Introduction to Autonomous Robots, 3rd Edition
This book provides an algorithmic perspective to autonomous robotics to students with a sophomore-level of linear algebra and probability theory. Robotics is an emerging field at the intersection of mechanical engineering, electrical engineering, and computer science. With computers becoming more powerful, making robots smart is getting more and more into the focus of attention and robotics research most challenging frontier. While there is a large number of textbooks on the mechanics and dynamics of robots available to sophomore-level undergraduates, books that provide a broad algorithmic perspective are mostly limited to the graduate level. This book has therefore been developed not to create "yet another textbook, but better than the others", but to allow us to teach robotics to the 3rd and 4th year undergraduates at the Department of Computer Science at the University of Colorado.
Although falling under the umbrella of "Artificial Intelligence", standard AI techniques are not sufficient to tackle problems that involve uncertainty, such as a robot's interaction in the real world. This book uses simple trigonometry to develop the kinematic equations of manipulators and mobile robots, then introduces path planning, sensing, and lastly uncertainty. The robot localization problem is introduced by formally defining error propagation, which leads to Markov localization, Particle filtering and finally the Extended Kalman Filter, and Simultaneous Localization and Mapping. Instead of focusing on state-of-the-art solutions to a particular sub-problem, emphasis of the book is on a progressive step-by-step development concepts through recurrent examples that capture the essence of a problem. The described solutions might not necessarily be the best, however they are easy to comprehend and widely used in the community. For example, odometry and line-fitting are used to explain forward kinematics and least-squares solutions, respectively, and later serve as motivating examples for error propagation and the Kalman filter in a localization context.

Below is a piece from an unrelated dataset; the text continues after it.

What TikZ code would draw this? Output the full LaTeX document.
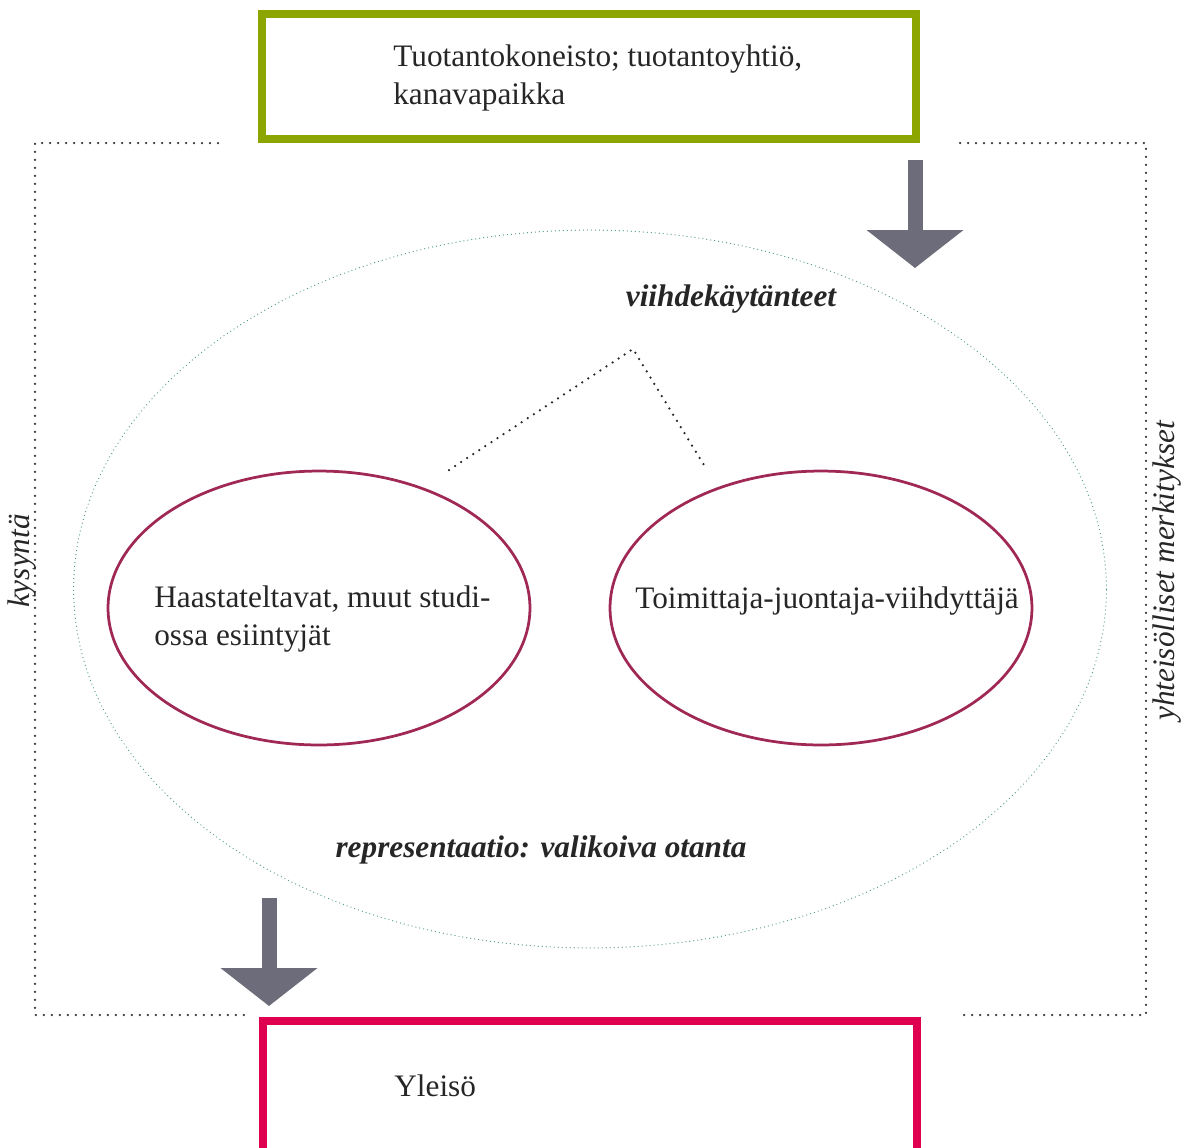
\documentclass[tikz,border=0pt]{standalone}
\usepackage{fontspec}
\setmainfont{Liberation Serif}
\usetikzlibrary{arrows.meta,shapes.geometric}

\definecolor{boxgreen}{RGB}{140,165,0}
\definecolor{boxred}{RGB}{224,0,80}
\definecolor{ringred}{RGB}{160,40,85}
\definecolor{ringteal}{RGB}{70,150,125}
\definecolor{arrowgray}{RGB}{108,108,122}

\tikzset{
  txt/.style={font=\fontsize{17.8}{21.5}\selectfont,text=black!85,inner sep=0pt},
  bitxt/.style={txt,font=\fontsize{17.8}{21.5}\selectfont\bfseries\itshape},
  sidetxt/.style={txt,font=\fontsize{17.8}{21.5}\selectfont\itshape,rotate=90},
  frame/.style={black!80,line width=0.05cm,line cap=round,dash pattern=on 0pt off 0.16cm},
  twig/.style={black!85,line width=0.05cm,line cap=round,dash pattern=on 0pt off 0.145cm},
  outerring/.style={ellipse,draw=ringteal,line width=0.025cm,line cap=round,
                    dash pattern=on 0pt off 0.08cm,minimum width=20.66cm,minimum height=14.36cm},
  ring/.style={ellipse,draw=ringred,line width=0.055cm,minimum width=8.44cm,minimum height=5.48cm},
  bigbox/.style={rectangle,line width=0.16cm,minimum width=13.08cm,minimum height=2.5cm},
  blockarrow/.style={arrowgray,line width=0.3cm,-{Triangle[width=1.9cm,length=0.76cm]}}
}

\begin{document}
\begin{tikzpicture}[x=0.02cm,y=-0.02cm]
  \useasboundingbox (0,0) rectangle (1184,1147);

  % top and bottom boxes
  \node[bigbox,draw=boxgreen] (tuotanto) at (589,76.5) {};
  \node[txt,anchor=west,align=left] (tuotantotxt) at (393,78)
       {Tuotantokoneisto; tuotantoyhtiö,\\kanavapaikka};
  \node[bigbox,draw=boxred,minimum height=2.7cm] (yleiso) at (590,1088.5) {};
  \node[txt,anchor=west] (yleisotxt) at (394,1086) {Yleisö};

  % dotted frame
  \draw[frame] (218,143) -- (35,143) -- (35,1015) -- (250,1015);
  \draw[frame] (960,143) -- (1146,143) -- (1146,1015) -- (962,1015);
  \node[sidetxt] (kysynta) at (22,561) {kysyntä};
  \node[sidetxt] (merkitys) at (1167,571) {yhteisölliset merkitykset};

  % rings
  \node[outerring] (kaytannot) at (590,589) {};
  \node[ring] (haastateltavat) at (319,608) {};
  \node[ring] (toimittaja) at (821,608) {};
  \node[txt,anchor=west,align=left] at (154,619)
       {Haastateltavat, muut studi-\\ossa esiintyjät};
  \node[txt] at (827,601) {Toimittaja-juontaja-viihdyttäjä};

  \node[bitxt] (viihde) at (731,299) {viihdekäytänteet};
  \node[bitxt] (repr) at (541,850) {representaatio: valikoiva otanta};

  \coordinate (apex) at (633,349);
  \coordinate (twigl) at (449,470);
  \coordinate (twigr) at (707,470);
  \draw[twig] (twigl) -- (apex) -- (twigr);

  % block arrows
  \coordinate (a1) at (915,160);
  \coordinate (a1end) at (915,268);
  \coordinate (a2) at (269,898);
  \coordinate (a2end) at (269,1006);
  \draw[blockarrow] (a1) -- (a1end);
  \draw[blockarrow] (a2) -- (a2end);
\end{tikzpicture}
\end{document}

Notably, the book is explicitly robot-agnostic, reflecting the timeliness of fundamental concepts. Rather, a series of possible project-based curricula are described in an Appendix and available online, ranging from a maze-solving competition that can be realized with most camera-equipped differential-wheel robots to manipulation experiments with a robotic arm, all of which can be entirely conducted in simulation to teach most of the core concepts.